Fil d'Ariane
Ils n'étaient qu'une poignée de civils devant la cathédrale Notre-Dame de Bangui. Suffisamment pour pour exprimer leur ras-le-bol des violences interreligieuses entre chrétiens et musulman des derniers mois : "C'est la goutte d'eau qui fait déborder le vase. Il y a moment où il faut agir et nous sommes dans cette dynamique-là. Il va falloir que nous agissions," déclare Christian Beninga, porte-parole de la société civile.
Agir en décrétant une journée ville morte : pas un magasin ouvert dans les rues de Bangui ce vendredi, seulement quelques badauds à compter sur les doigts d'une main.
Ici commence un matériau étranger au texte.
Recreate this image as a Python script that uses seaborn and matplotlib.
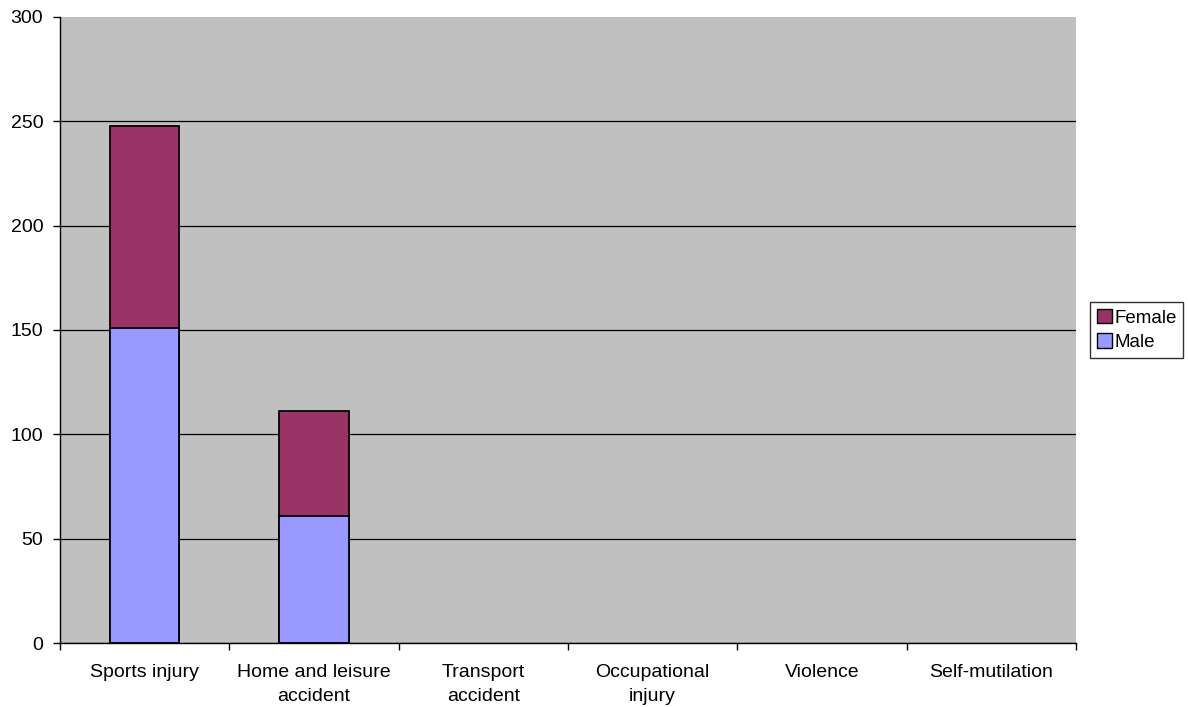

Et la Minusca, plus que jamais mobilisée.
Voici quelques jours, l'arrestation d'un chef milicien dans le quartier musulman PK5 par les forces de défense et sécurité centrafricaines a déclenché une série d'attaques. L'Eglise catholique Fatima a été le théâtre d'un massacre contre des fidèles par des tirs automatiques et des grenades. Selon la Minusca, des musulmans en seraient les auteurs. Pour le gouvernement tout était planifié depuis plusieurs jours.
En représailles, une mosquée a été incendiée et deux personnes présumées musulmanes ont été lynchées. Mardi dernier, entre chrétiens et musulmans 24 personnes ont été tuées, 170 ont été blessées. Voilà qui ressemble bel et bien à la résurgence d'un nouveau cycle de violence, que beaucoup de Centrafricains redoutent. Pour les habitants du PK5, ce sont des éléments extérieurs qui sont responsables :"Ils ne sont pas centrafricains. Ce sont des mercenaires, des rebelles," dit l'un d'eux.
Condamnations et appels au calme se succèdent. Le cardinal Nzapalainga a dénoncé la confessionalisation des violences de Bangui. "Aucun imam, aucun prêtre n'était armé pour aller combattre. Il faut arrêter de parler de chretiens-musulmans". Quant au président de la Centrafrique, il appelle au calme, à "ne pas céder à la manipulation", et dénonce une instrumentalisation de la situation à des fins politiques. Mais tous redoutent un nouveau cycle de violence interconfessionnelle qui ferait retomber le pays dans une guerre qui ne dit pas son nom.